Change is inevitable. I've talked about my views on characters and how they deal with this. It's my position that few people embrace change, and that in fact, many resist it as long as possible. I have my characters do this as well, and generally try to put them in situations where they have no choice about it.

Recently, I had a refresher course on just how real people react to big change, and I can safely say that I'm dead-on in my characters' reactions. Dead on.

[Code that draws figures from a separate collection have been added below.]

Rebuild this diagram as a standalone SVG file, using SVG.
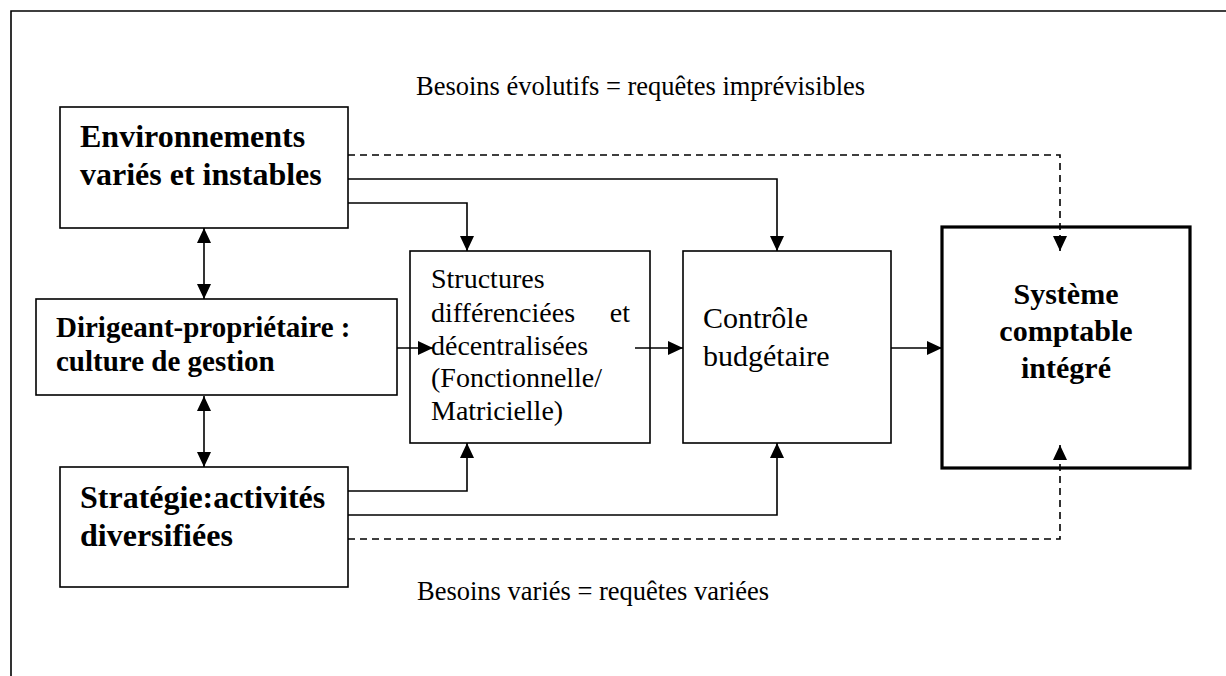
<svg xmlns="http://www.w3.org/2000/svg" width="1226" height="676" viewBox="0 0 1226 676">
<style>
.box{fill:#fff;stroke:#000;stroke-width:1.6}
.thick{fill:#fff;stroke:#000;stroke-width:3.2}
.ln{fill:none;stroke:#000;stroke-width:1.6}
.dash{fill:none;stroke:#000;stroke-width:1.6;stroke-dasharray:7 5}
.b{font-family:"Liberation Serif","Times New Roman",serif;font-weight:bold;fill:#000}
.r{font-family:"Liberation Serif","Times New Roman",serif;fill:#000}
</style>
<defs>
<marker id="ah" markerUnits="userSpaceOnUse" markerWidth="16" markerHeight="14" refX="15" refY="7" orient="auto-start-reverse" viewBox="0 0 16 14">
<path d="M0,0 L15,7 L0,14 z" fill="#000"/>
</marker>
</defs>
<rect width="1226" height="676" fill="#fff"/>
<path class="ln" d="M11,676 V11 H1226"/>

<text class="r" x="416" y="95" font-size="26.5">Besoins évolutifs = requêtes imprévisibles</text>
<text class="r" x="417" y="600" font-size="26.5">Besoins variés = requêtes variées</text>

<g id="connectors">
<line class="ln" x1="204" y1="228" x2="204" y2="299" marker-start="url(#ah)" marker-end="url(#ah)"/>
<line class="ln" x1="204" y1="396" x2="204" y2="467" marker-start="url(#ah)" marker-end="url(#ah)"/>
<line class="ln" x1="397" y1="348" x2="433" y2="348" marker-end="url(#ah)"/>
<line class="ln" x1="635" y1="348" x2="683" y2="348" marker-end="url(#ah)"/>
<line class="ln" x1="891" y1="348" x2="942" y2="348" marker-end="url(#ah)"/>
<path class="ln" d="M348,203 H467 V251" marker-end="url(#ah)"/>
<path class="ln" d="M348,179 H777 V251" marker-end="url(#ah)"/>
<path class="ln" d="M348,491 H467 V443" marker-end="url(#ah)"/>
<path class="ln" d="M348,515 H777 V443" marker-end="url(#ah)"/>
<path class="dash" d="M348,155 H1060 V251" marker-end="url(#ah)"/>
<path class="dash" d="M348,539 H1060 V445" marker-end="url(#ah)"/>
</g>

<g id="env">
<rect class="box" x="60" y="107" width="288" height="121" fill-opacity="0"/>
<text class="b" x="80" y="147" font-size="32">Environnements</text>
<text class="b" x="80" y="185" font-size="32">variés et instables</text>
</g>

<g id="dirigeant">
<rect class="box" x="36" y="299" width="361" height="96" fill-opacity="0"/>
<text class="b" x="56" y="337" font-size="29">Dirigeant-propriétaire :</text>
<text class="b" x="56" y="371" font-size="29">culture de gestion</text>
</g>

<g id="strategie">
<rect class="box" x="60" y="467" width="288" height="120" fill-opacity="0"/>
<text class="b" x="80" y="508" font-size="32">Stratégie:activités</text>
<text class="b" x="80" y="546" font-size="32">diversifiées</text>
</g>

<g id="structures">
<rect class="box" x="410" y="251" width="240" height="192" fill-opacity="0"/>
<text class="r" x="431" y="288" font-size="28">Structures</text>
<text class="r" x="431" y="322" font-size="28">différenciées</text>
<text class="r" x="630" y="322" font-size="28" text-anchor="end">et</text>
<text class="r" x="431" y="355" font-size="28">décentralisées</text>
<text class="r" x="431" y="387" font-size="28">(Fonctionnelle/</text>
<text class="r" x="431" y="420" font-size="28">Matricielle)</text>
</g>

<g id="controle">
<rect class="box" x="683" y="251" width="208" height="192" fill-opacity="0"/>
<text class="r" x="703" y="328" font-size="30">Contrôle</text>
<text class="r" x="703" y="366" font-size="30">budgétaire</text>
</g>

<g id="systeme">
<rect class="thick" x="942" y="227" width="248" height="241" fill-opacity="0"/>
<text class="b" x="1066" y="304" font-size="30" text-anchor="middle">Système</text>
<text class="b" x="1066" y="341" font-size="30" text-anchor="middle">comptable</text>
<text class="b" x="1066" y="378" font-size="30" text-anchor="middle">intégré</text>
</g>
</svg>
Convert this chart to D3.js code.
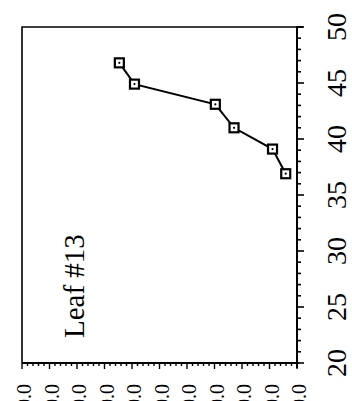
<!DOCTYPE html>
<html>
<head>
<meta charset="utf-8">
<script src="https://cdn.jsdelivr.net/npm/d3@7"></script>
<style>
  html, body { margin: 0; padding: 0; background: #fff; }
  svg { display: block; }
  text { font-family: "Liberation Serif", "DejaVu Serif", serif; fill: #000; }
</style>
</head>
<body>
<svg id="chart" width="352" height="401"></svg>
<script>
// readings along the right-hand (rotated) axis
var position = [46.8, 44.9, 43.1, 41.0, 39.1, 36.9];
// readings along the bottom (rotated) axis
var amount = [64.6, 59.1, 29.7, 22.9, 8.9, 4.1];
var posTicks = [20, 25, 30, 35, 40, 45, 50];
var amountTicks = [0, 10, 20, 30, 40, 50, 60, 70, 80, 90, 100];
var label = 'Leaf #13';

var svg = d3.select('#chart');

// plot frame
var plotL = 22, plotR = 297, plotT = 27, plotB = 363;

var y = d3.scaleLinear().domain([20, 50]).range([plotB, plotT]);
var x = d3.scaleLinear().domain([0, 100]).range([plotR, plotL]);

// frame (top + left)
svg.append('path')
    .attr('d', 'M' + plotR + ',' + plotT + 'H' + plotL + 'V' + plotB)
    .attr('fill', 'none')
    .attr('stroke', '#000')
    .attr('stroke-width', 1.6);

// right axis (rotated x axis)
var rAxis = svg.append('g')
    .attr('transform', 'translate(' + plotR + ',0)');
rAxis.append('line')
    .attr('x1', 0).attr('x2', 0)
    .attr('y1', plotT - 1).attr('y2', plotB + 5)
    .attr('stroke', '#000').attr('stroke-width', 2);
rAxis.append('line')
    .attr('x1', 0).attr('x2', 6)
    .attr('y1', plotT).attr('y2', plotT)
    .attr('stroke', '#000').attr('stroke-width', 2);
rAxis.selectAll('line.tick')
    .data(d3.range(20, 51))
    .enter().append('line')
    .attr('class', 'tick')
    .attr('x1', 0)
    .attr('x2', function(d){ return d % 5 === 0 ? 7 : 4; })
    .attr('y1', function(d){ return y(d); })
    .attr('y2', function(d){ return y(d); })
    .attr('stroke', '#000').attr('stroke-width', 1.6);
rAxis.selectAll('text')
    .data(posTicks)
    .enter().append('text')
    .attr('transform', function(d){ return 'translate(49,' + y(d) + ') rotate(-90)'; })
    .attr('text-anchor', 'middle')
    .style('font-size', '28px')
    .text(function(d){ return d; });

// bottom axis (rotated y axis)
var bAxis = svg.append('g')
    .attr('transform', 'translate(0,' + plotB + ')');
bAxis.append('line')
    .attr('x1', plotL).attr('x2', plotR + 2)
    .attr('y1', 0).attr('y2', 0)
    .attr('stroke', '#000').attr('stroke-width', 2);
bAxis.selectAll('line.tick')
    .data(d3.range(0, 101, 2))
    .enter().append('line')
    .attr('class', 'tick')
    .attr('y1', 0)
    .attr('y2', function(d){ return d % 10 === 0 ? 6 : 3; })
    .attr('x1', function(d){ return x(d); })
    .attr('x2', function(d){ return x(d); })
    .attr('stroke', '#000').attr('stroke-width', 1.4);
bAxis.selectAll('text')
    .data(amountTicks)
    .enter().append('text')
    .attr('transform', function(d){ return 'translate(' + (x(d) + 9) + ',21) rotate(-90)'; })
    .attr('text-anchor', 'end')
    .style('font-size', '20px')
    .text(d3.format('.1f'));

// series
var pts = position.map(function(p, i){ return {p: p, a: amount[i]}; });

svg.append('path')
    .datum(pts)
    .attr('d', d3.line()
        .x(function(d){ return x(d.a); })
        .y(function(d){ return y(d.p); }))
    .attr('fill', 'none')
    .attr('stroke', '#000')
    .attr('stroke-width', 2);

var marks = svg.selectAll('g.mark')
    .data(pts)
    .enter().append('g')
    .attr('class', 'mark')
    .attr('transform', function(d){ return 'translate(' + x(d.a) + ',' + y(d.p) + ')'; });
marks.append('rect')
    .attr('x', -4.5).attr('y', -4.5)
    .attr('width', 9).attr('height', 9)
    .attr('fill', '#fff')
    .attr('stroke', '#000')
    .attr('stroke-width', 2.2);
marks.append('circle')
    .attr('r', 1.1)
    .attr('fill', '#000');

// panel label
svg.append('text')
    .attr('transform', 'translate(84,338) rotate(-90)')
    .style('font-size', '29px')
    .text(label);
</script>
</body>
</html>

About six weeks ago, we were told our jobs are being relocated to Atlanta. Many of you know that I work for an airline. It used to be Northwest, but Delta bought us out and they're headquartered in Georgia. The decision was made to close the building I work in and get rid of it. Everyone here--about 400 people--was suddenly faced with enormous change. Either move to Atlanta or find a new job. We were given until July 31st to make our decision.

This wasn't a fork in the path where one side continued on in sort of the status quo and the other had change. This was a T in the road. There is no path remotely similar to the current one.

One of the interesting side effects of being a writer is being able to observe. Although I was reeling myself from this unexpected announcement (or maybe because of it), I was able to step back and watch others. It's actually pretty incredible to see how strenuously people have resisted. Now, six weeks after the bombshell, most of my coworkers have adjusted, but there are some who are still resisting.

So yes, in my stories when I have characters who cling to the status quo past the point where they should move on, it's realistic. In fact, even the most stubborn of my heroes and heroines have adjusted more quickly than many of my coworkers.

And how did I react to this change? I was too numb to go into resistance--my choice was denial. At first. Then I began researching Atlanta--housing, crime rates, traffic patterns. I reached out to friends who live in the south (although not Atlanta) and found people online who could answer questions for me.

I waffled a lot at first, but within a week, I was leaning one direction. A couple of days later, I read something that made me 90% certain which choice I was going to make. I stayed at that 90% level for a really long time. Last week, the week I had to make my decision, I was 99% sure what I was going to do, but I didn't make my official decision because I wanted to be 100% certain when I did. It's August, the decision day has come and gone, I did give my notification on my decision, but I'm still not at 100%.

If your curious about what I decided to do--I'm moving to Atlanta. My report date to my new office is January 9th.